▸ **SHORT PROBLEM**:
Only the lines from the beginning of the entries through the one with "404, 364, 297];" should be written out, please, exactly and without any pictures.

▸ **MATERIAL TO PROCESS**:
________________________
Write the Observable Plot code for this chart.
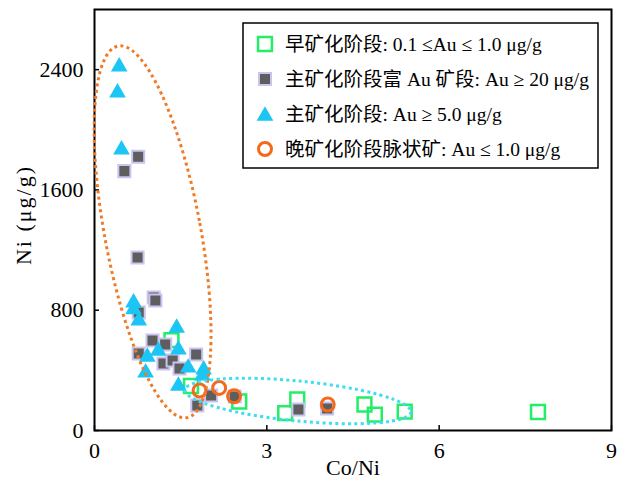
<!DOCTYPE html>
<html><head><meta charset="utf-8">
<script src="https://cdn.jsdelivr.net/npm/d3@7"></script>
<script src="https://cdn.jsdelivr.net/npm/@observablehq/plot@0.6"></script>
<style>body{margin:0;background:#fff}</style>
</head><body><div id="chart"></div>
<script>
// axis ticks
const xTicks = [0, 3, 6, 9];
const yTicks = [0, 800, 1600, 2400];
const xLabel = "Co/Ni";
const yLabel = "Ni (μg/g)";

// series names
const seriesNames = [
  "早矿化阶段: 0.1 ≤Au ≤ 1.0 μg/g",
  "主矿化阶段富 Au 矿段: Au ≥ 20 μg/g",
  "主矿化阶段: Au ≥ 5.0 μg/g",
  "晚矿化阶段脉状矿: Au ≤ 1.0 μg/g"
];

// 早矿化阶段 (open green squares)
const earlyX = [1.34, 1.68, 2.52, 3.32, 3.53, 4.70, 4.88, 5.40, 7.72];
const earlyY = [601, 296, 193, 116, 206, 173, 106, 126, 123];

// 主矿化阶段富Au矿段 (grey squares)
const richX = [0.76, 0.52, 0.75, 1.03, 1.06, 0.77, 1.01, 1.23, 0.77, 1.20, 1.36, 1.77, 1.48, 2.03, 2.44, 1.79, 3.55, 4.05];
const richY = [1821, 1725, 1151, 885, 865, 785, 599, 572, 512, 446, 466, 506, 413, 233, 226, 166, 140, 146];

// 主矿化阶段 (cyan triangles)
const mainX = [0.43, 0.40, 0.47, 0.68, 0.68, 0.77, 1.43, 1.46, 1.11, 0.92, 0.89, 1.63, 1.90, 1.88, 1.46];
const mainY = [2420, 2247, 1868, 850, 805, 730, 683, 537, 530, 490, 384, 417, 404, 364, 297];

// 晚矿化阶段脉状矿 (orange circles)
const lateX = [1.83, 2.17, 2.43, 4.06];
const lateY = [266, 283, 228, 173];

// dotted field ellipses: centre in data units
const ellipseCx = [1.02, 3.55];
const ellipseCy = [1318, 193];

const colors = {green: "#22EE66", grey: "#5E5E5E", lav: "#C9C4F0", cyan: "#1CC6F4", orange: "#F26A1A", orangeDot: "#F07A26", cyanDot: "#3EDDF2"};
const FONT = "'Liberation Serif', 'Times New Roman', 'Noto Sans CJK SC', serif";

const pts = (X, Y) => X.map((x, i) => ({x, y: Y[i]}));

const plot = Plot.plot({
  width: 621, height: 484,
  marginLeft: 94, marginRight: 10, marginTop: 9, marginBottom: 54,
  style: {fontFamily: FONT, fontSize: "22px", background: "white", color: "black"},
  x: {domain: [0, 9], label: null, axis: null},
  y: {domain: [0, 2800], label: null, axis: null},
  marks: [
    Plot.axisX(xTicks, {tickSize: 0, tickPadding: 12, fontSize: 22, tickFormat: (d) => String(d), label: null}),
    Plot.axisY(yTicks, {tickSize: 0, tickPadding: 11, fontSize: 22, tickFormat: (d) => String(d), label: null}),
    Plot.ruleX(xTicks, {y1: 0, y2: 0, insetTop: -5, stroke: "black", strokeWidth: 1.5}),
    Plot.ruleY(yTicks, {x1: 0, x2: 0, insetRight: -5, stroke: "black", strokeWidth: 1.5}),
    Plot.dot(pts(earlyX, earlyY), {x: "x", y: "y", symbol: "square", r: 7.8, fill: "none", stroke: colors.green, strokeWidth: 2.5}),
    Plot.dot(pts(richX, richY), {x: "x", y: "y", symbol: "square", r: 6.8, fill: colors.grey, stroke: colors.lav, strokeWidth: 2}),
    Plot.dot(pts(mainX, mainY), {x: "x", y: "y", symbol: "triangle", r: 6.2, fill: colors.cyan, stroke: "none"}),
    Plot.dot(pts(lateX, lateY), {x: "x", y: "y", symbol: "circle", r: 6.5, fill: "none", stroke: colors.orange, strokeWidth: 3}),
    Plot.frame({stroke: "black", strokeWidth: 2}),
    Plot.text([xLabel], {frameAnchor: "bottom", dy: 44, fontSize: 22})
  ]
});
document.getElementById("chart").appendChild(plot);

const svg = d3.select(plot);

// y axis title
svg.append("text")
  .attr("transform", "translate(31,215) rotate(-90)")
  .attr("text-anchor", "middle").attr("font-family", FONT).attr("font-size", 22)
  .attr("letter-spacing", "2px").attr("fill", "black").text(yLabel);

const sx = plot.scale("x"), sy = plot.scale("y");
const fx = sx.apply ? (v) => sx.apply(v) : d3.scaleLinear(sx.domain, sx.range);
const fy = sy.apply ? (v) => sy.apply(v) : d3.scaleLinear(sy.domain, sy.range);

// ellipse shapes (pixel radii & rotation)
const ellipseShape = [
  {rx: 48, ry: 189, rot: -10.5, color: colors.orangeDot},
  {rx: 113.5, ry: 20, rot: 5.6, color: colors.cyanDot}
];
ellipseShape.forEach((e, i) => {
  svg.append("ellipse")
    .attr("cx", 0).attr("cy", 0).attr("rx", e.rx).attr("ry", e.ry)
    .attr("transform", `translate(${fx(ellipseCx[i])},${fy(ellipseCy[i])}) rotate(${e.rot})`)
    .attr("fill", "none").attr("stroke", e.color).attr("stroke-width", 3)
    .attr("stroke-dasharray", "3 3.3");
});

// legend
const lg = svg.append("g").attr("text-anchor", "start");
lg.append("rect").attr("x", 243).attr("y", 23).attr("width", 355).attr("height", 145)
  .attr("fill", "white").attr("stroke", "black").attr("stroke-width", 1.5);
const rowY = [44, 79, 114, 149];
const sym = [
  {type: d3.symbolSquare, r: 7.8, fill: "none", stroke: colors.green, sw: 2.5},
  {type: d3.symbolSquare, r: 6.8, fill: colors.grey, stroke: colors.lav, sw: 2},
  {type: d3.symbolTriangle, r: 6.2, fill: colors.cyan, stroke: "none", sw: 0},
  {type: d3.symbolCircle, r: 6.5, fill: "none", stroke: colors.orange, sw: 3}
];
seriesNames.forEach((name, i) => {
  const s = sym[i];
  lg.append("path").attr("d", d3.symbol(s.type, Math.PI * s.r * s.r)())
    .attr("transform", `translate(265,${rowY[i] + (i === 2 ? 2 : 0)})`)
    .attr("fill", s.fill).attr("stroke", s.stroke).attr("stroke-width", s.sw);
  lg.append("text").attr("x", 285).attr("y", rowY[i] + 7).attr("text-anchor", "start")
    .attr("font-family", FONT).attr("font-size", 19.5).attr("fill", "black").text(name);
});
</script>
</body></html>
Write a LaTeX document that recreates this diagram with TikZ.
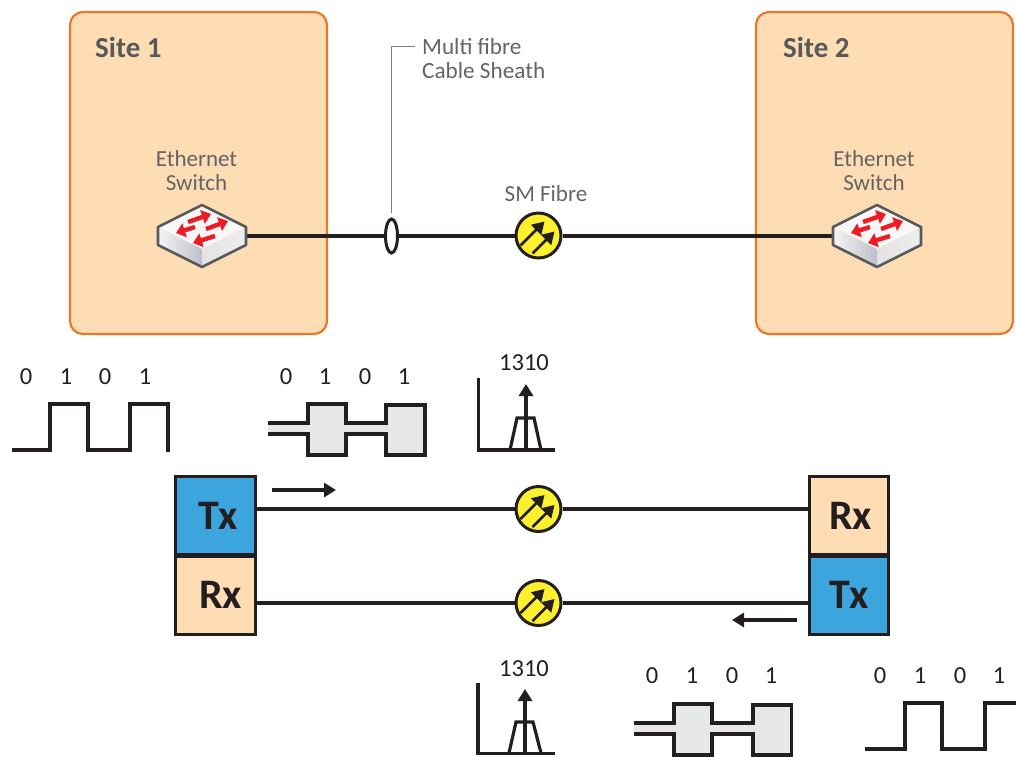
\documentclass[tikz,border=0pt]{standalone}
\usepackage{fontspec}
\setmainfont{Carlito}
\usetikzlibrary{arrows.meta,shapes.geometric}
\definecolor{sitefill}{HTML}{FEDDB5}
\definecolor{siteline}{HTML}{E8792B}
\definecolor{txt}{HTML}{636466}
\definecolor{dark}{HTML}{231F20}
\definecolor{txblue}{HTML}{3DA5DE}
\definecolor{fibreyellow}{HTML}{FDF02F}
\definecolor{sigfill}{HTML}{E6E7E8}
\definecolor{swline}{HTML}{58595B}
\definecolor{swred}{HTML}{ED1C24}
\tikzset{
  sitebox/.style={draw=siteline,fill=sitefill,line width=2.2pt,rounded corners=13pt,minimum width=257pt,minimum height=322pt,inner sep=0},
  sitelabel/.style={anchor=west,text=swline,font=\fontsize{29}{32}\selectfont\bfseries,inner sep=0},
  lbl/.style={text=txt,font=\fontsize{23}{24}\selectfont,align=center,inner sep=0},
  lblleft/.style={text=txt,font=\fontsize{23.2}{24}\selectfont,align=left,anchor=west,inner sep=0},
  digit/.style={text=dark,font=\fontsize{24.5}{26}\selectfont,inner sep=0},
  swnode/.style={minimum width=88pt,minimum height=62pt,inner sep=0},
  fibrenode/.style={circle,draw=dark,fill=fibreyellow,line width=3pt,minimum size=45pt,inner sep=0},
  trxbox/.style={draw=dark,line width=3pt,minimum width=79.5pt,minimum height=78pt,inner sep=0,text=dark,font=\fontsize{42}{44}\selectfont\bfseries},
  cable/.style={draw=dark,line width=4pt},
  link/.style={draw=dark,line width=3.2pt},
  sig/.style={draw=dark,line width=3.2pt,miter limit=10},
  flow/.style={draw=dark,line width=3.2pt,-{Triangle[length=12pt,width=14pt]}},
  fibrearrow/.style={draw=dark,line width=2.6pt,-{Triangle[length=12pt,width=14pt]}},
  redarrow/.style={draw=swred,line width=4.4pt,-{Triangle[length=9pt,width=14pt]}},
}
% switch symbol centred on (#1,#2)
\newcommand{\switchsym}[2]{%
  \begin{scope}[shift={(#1,#2)}]
    \fill[white!97!black] (-44,-9) -- (0,-31) -- (44,-9) -- (0,13) -- cycle;
    \shade[left color=gray!8,right color=blue!12!gray!45] (-44,-9) -- (0,13) -- (0,31) -- (-44,9) -- cycle;
    \shade[left color=gray!22,right color=gray!14] (0,13) -- (44,-9) -- (44,9) -- (0,31) -- cycle;
    \draw[line width=2.6pt,swline,line join=round] (-44,-9) -- (0,-31) -- (44,-9) -- (44,9) -- (0,31) -- (-44,9) -- cycle;
    \draw[redarrow] (-14,-14) -- (9,-22);
    \draw[redarrow] (4,-7) -- (26,-15);
    \draw[redarrow] (-7,-9) -- (-26,-3);
    \draw[redarrow] (13,0) -- (-9,7);
  \end{scope}}
% arrows of the fibre symbol, centred on (#1,#2)
\newcommand{\fibresym}[2]{%
  \begin{scope}[shift={(#1,#2)}]
    \draw[fibrearrow] (-18,10) -- (6,-14);
    \draw[fibrearrow] (-6,18) -- (16,-4);
  \end{scope}}
\newcommand{\digits}[6]{%
  \node[digit] (#1a) at (#2,#6) {0};
  \node[digit] (#1b) at (#3,#6) {1};
  \node[digit] (#1c) at (#4,#6) {0};
  \node[digit] (#1d) at (#5,#6) {1};}
\begin{document}
\begin{tikzpicture}[x=1pt,y=-1pt,line join=miter]
\useasboundingbox (0,0) rectangle (1016,756);
% sites
\node[sitebox] (site1) at (198.5,173) {};
\node[sitebox] (site2) at (884.5,173) {};
\node[sitelabel] (site1t) at (95,47) {Site 1};
\node[sitelabel] (site2t) at (783,47) {Site 2};
\node[lbl] (eth1) at (196.5,170.5) {Ethernet\\Switch};
\node[lbl] (eth2) at (874,170.5) {Ethernet\\Switch};
\node[lblleft] (multi) at (422,58.5) {Multi fibre\\Cable Sheath};
\node[lbl] (sm) at (546,194) {SM Fibre};
% top link
\node[swnode] (sw1) at (202,236) {};
\node[swnode] (sw2) at (877,236) {};
\node[ellipse,draw=dark,fill=white,line width=3pt,minimum width=12pt,minimum height=34pt,inner sep=0] (gland) at (391.5,236) {};
\node[fibrenode] (f0) at (538.5,235.5) {};
\fibresym{538.5}{235.5}
\draw[cable] (sw1) -- (gland);
\draw[cable] (gland) -- (f0.west |- gland);
\draw[cable] (f0.east |- gland) -- (sw2);
\switchsym{202}{236}
\switchsym{877}{236}
\coordinate (leadtop) at (391.5,46);
\coordinate (leadend) at (415,46);
\draw[draw=gray,line width=1pt] (gland.north) ++(0,-5) -- (leadtop) -- (leadend);
% transceivers
\node[trxbox,fill=txblue] (tx1) at (215.5,515.5) {\hspace*{5pt}Tx};
\node[trxbox,fill=sitefill] (rx1) at (215.5,595) {\hspace*{10pt}Rx};
\node[trxbox,fill=sitefill] (rx2) at (849,515.5) {\hspace*{3pt}Rx};
\node[trxbox,fill=txblue] (tx2) at (849,595) {Tx};
\node[fibrenode] (f1) at (538.5,509) {};
\node[fibrenode] (f2) at (538.5,603) {};
\fibresym{538.5}{509}
\fibresym{538.5}{603}
\draw[link] (tx1.east |- f1) -- (f1);
\draw[link] (f1) -- (rx2.west |- f1);
\draw[link] (rx1.east |- f2) -- (f2);
\draw[link] (f2) -- (tx2.west |- f2);
\coordinate (fa1) at (272,490); \coordinate (fb1) at (336,490);
\coordinate (fa2) at (797,620); \coordinate (fb2) at (732,620);
\draw[flow] (fa1) -- (fb1);
\draw[flow] (fa2) -- (fb2);
% signals, upper row
\digits{ua}{26}{66}{105}{145}{377}
\digits{ub}{286}{325}{365}{404}{377}
\node[digit] (wl1) at (524,363) {1310};
\draw[sig] (12,450) -- (50,450) -- (50,404) -- (88,404) -- (88,450) -- (130,450) -- (130,404) -- (168,404) -- (168,452);
\fill[sigfill] (268,423) -- (308,423) -- (308,404) -- (346,404) -- (346,423) -- (386,423) -- (386,405) -- (425,405) -- (425,455) -- (386,455) -- (386,434) -- (346,434) -- (346,455) -- (308,455) -- (308,434) -- (268,434) -- cycle;
\draw[sig] (268,423) -- (308,423) -- (308,404) -- (346,404) -- (346,423) -- (386,423) -- (386,405) -- (425,405) -- (425,455) -- (386,455) -- (386,434) -- (346,434) -- (346,455) -- (308,455) -- (308,434) -- (268,434);
\draw[sig] (478.5,378) -- (478.5,450) -- (555,450);
\draw[sig] (510,450) -- (517,418) -- (534,418) -- (541,450);
\draw[sig,-{Triangle[length=12pt,width=14pt]}] (526,450) -- (526,384);
% signals, lower row
\digits{la}{652}{692}{732}{771}{676}
\digits{lb}{880}{920}{960}{999}{676}
\node[digit] (wl2) at (524,669) {1310};
\draw[sig] (478,683) -- (478,753.5) -- (555,753.5);
\draw[sig] (509,753) -- (516,722) -- (533,722) -- (541,753);
\draw[sig,-{Triangle[length=12pt,width=14pt]}] (525,753) -- (525,689);
\fill[sigfill] (634,723) -- (674,723) -- (674,704) -- (712,704) -- (712,723) -- (753,723) -- (753,705) -- (791.5,705) -- (791.5,755) -- (753,755) -- (753,734) -- (712,734) -- (712,755) -- (674,755) -- (674,734) -- (634,734) -- cycle;
\draw[sig] (634,723) -- (674,723) -- (674,704) -- (712,704) -- (712,723) -- (753,723) -- (753,705) -- (791.5,705) -- (791.5,755) -- (753,755) -- (753,734) -- (712,734) -- (712,755) -- (674,755) -- (674,734) -- (634,734);
\draw[sig] (865,749) -- (905,749) -- (905,703) -- (942,703) -- (942,749) -- (985,749) -- (985,703) -- (1016,703);
\end{tikzpicture}
\end{document}
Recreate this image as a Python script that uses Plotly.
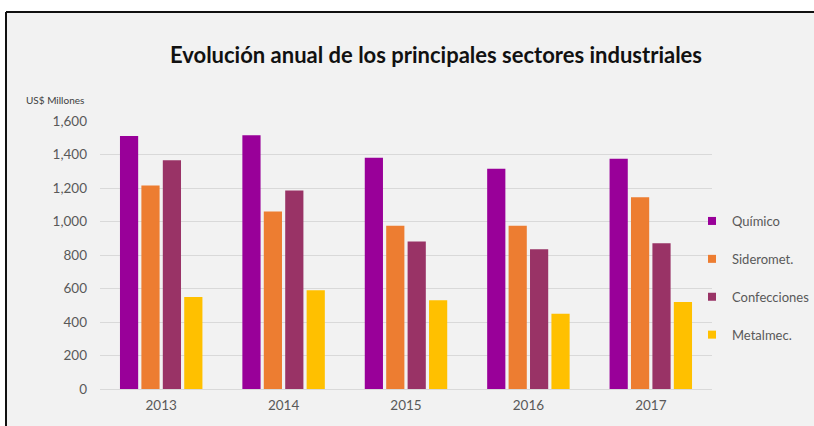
import plotly.graph_objects as go

years = ["2013", "2014", "2015", "2016", "2017"]
quimico = [1510, 1515, 1380, 1315, 1375]
siderometalurgico = [1215, 1060, 975, 975, 1145]
confecciones = [1365, 1185, 880, 835, 870]
metalmecanico = [550, 590, 530, 450, 520]

series = [
    ("Químico", quimico, "#990099"),
    ("Sideromet.", siderometalurgico, "#ED7D31"),
    ("Confecciones", confecciones, "#993366"),
    ("Metalmec.", metalmecanico, "#FFC000"),
]

FONT = "Lato, 'Open Sans', sans-serif"

fig = go.Figure()
for i, (name, vals, col) in enumerate(series):
    fig.add_trace(go.Bar(x=years, y=vals, name=name, marker_color=col,
                         marker_line_width=0, legendgroup=f"g{i}",
                         showlegend=False))
# legend entries with small square keys
for i, (name, vals, col) in enumerate(series):
    fig.add_trace(go.Scatter(x=[None], y=[None], mode="markers", name=name,
                             marker=dict(symbol="square", size=8, color=col),
                             legendgroup=f"g{i}", showlegend=True))

# plot area: l=100, r=102, t=121, b=37  (612 x 268)
def px_x(x):
    return (x - 100) / 612
def px_y(y):
    return 1 - (y - 121) / 268

fig.update_layout(
    width=814, height=426,
    margin=dict(l=100, r=102, t=121, b=37, autoexpand=False),
    paper_bgcolor="white",
    plot_bgcolor="rgba(0,0,0,0)",
    font=dict(family=FONT, color="#595959"),
    barmode="group", bargap=0.3, bargroupgap=0.15,
    title=dict(text="<b>Evolución anual de los principales sectores industriales</b>",
               x=436 / 814, xanchor="center", y=1 - 55 / 426, yanchor="middle",
               font=dict(size=22, color="#111111", family=FONT)),
    showlegend=True,
    legend=dict(x=px_x(692), xanchor="left", y=px_y(206), yanchor="top",
                traceorder="grouped", tracegroupgap=18,
                bgcolor="rgba(0,0,0,0)",
                font=dict(size=13, color="#595959", family=FONT)),
    shapes=[
        dict(type="rect", xref="paper", yref="paper",
             x0=px_x(6), x1=px_x(814), y0=px_y(426), y1=px_y(12),
             fillcolor="#F2F2F2", line=dict(width=0), layer="below"),
        dict(type="line", xref="paper", yref="paper",
             x0=px_x(6), x1=px_x(6), y0=px_y(426), y1=px_y(12),
             line=dict(color="#111111", width=2), layer="below"),
        dict(type="line", xref="paper", yref="paper",
             x0=px_x(6), x1=px_x(814), y0=px_y(12), y1=px_y(12),
             line=dict(color="#111111", width=2), layer="below"),
    ],
    annotations=[dict(text="US$ Millones", xref="paper", yref="paper",
                      x=px_x(24), xanchor="left", y=px_y(100), yanchor="middle",
                      showarrow=False, font=dict(size=10, color="#404040", family=FONT))],
)
fig.update_yaxes(range=[0, 1600], dtick=200, tickformat=",",
                 showgrid=True, gridcolor="#D9D9D9", gridwidth=1,
                 zeroline=True, zerolinecolor="#D9D9D9", zerolinewidth=1,
                 showline=False, ticks="", ticklabelstandoff=12,
                 tickfont=dict(size=13.5, color="#595959"))
fig.update_xaxes(showgrid=False, showline=False, ticks="",
                 ticklabelstandoff=6,
                 tickfont=dict(size=13.5, color="#595959"))

fig.write_html("out.html")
________________________
▸ **RESULT**:
Write the Observable Plot code for this chart.
<!DOCTYPE html>
<html><head><meta charset="utf-8">
<script src="https://cdn.jsdelivr.net/npm/d3@7"></script>
<script src="https://cdn.jsdelivr.net/npm/@observablehq/plot@0.6"></script>
<style>body{margin:0;background:#fff}</style>
</head><body><div id="chart"></div>
<script>
// axis ticks
const xTicks = [0, 3, 6, 9];
const yTicks = [0, 800, 1600, 2400];
const xLabel = "Co/Ni";
const yLabel = "Ni (μg/g)";

// series names
const seriesNames = [
  "早矿化阶段: 0.1 ≤Au ≤ 1.0 μg/g",
  "主矿化阶段富 Au 矿段: Au ≥ 20 μg/g",
  "主矿化阶段: Au ≥ 5.0 μg/g",
  "晚矿化阶段脉状矿: Au ≤ 1.0 μg/g"
];

// 早矿化阶段 (open green squares)
const earlyX = [1.34, 1.68, 2.52, 3.32, 3.53, 4.70, 4.88, 5.40, 7.72];
const earlyY = [601, 296, 193, 116, 206, 173, 106, 126, 123];

// 主矿化阶段富Au矿段 (grey squares)
const richX = [0.76, 0.52, 0.75, 1.03, 1.06, 0.77, 1.01, 1.23, 0.77, 1.20, 1.36, 1.77, 1.48, 2.03, 2.44, 1.79, 3.55, 4.05];
const richY = [1821, 1725, 1151, 885, 865, 785, 599, 572, 512, 446, 466, 506, 413, 233, 226, 166, 140, 146];

// 主矿化阶段 (cyan triangles)
const mainX = [0.43, 0.40, 0.47, 0.68, 0.68, 0.77, 1.43, 1.46, 1.11, 0.92, 0.89, 1.63, 1.90, 1.88, 1.46];
const mainY = [2420, 2247, 1868, 850, 805, 730, 683, 537, 530, 490, 384, 417, 404, 364, 297];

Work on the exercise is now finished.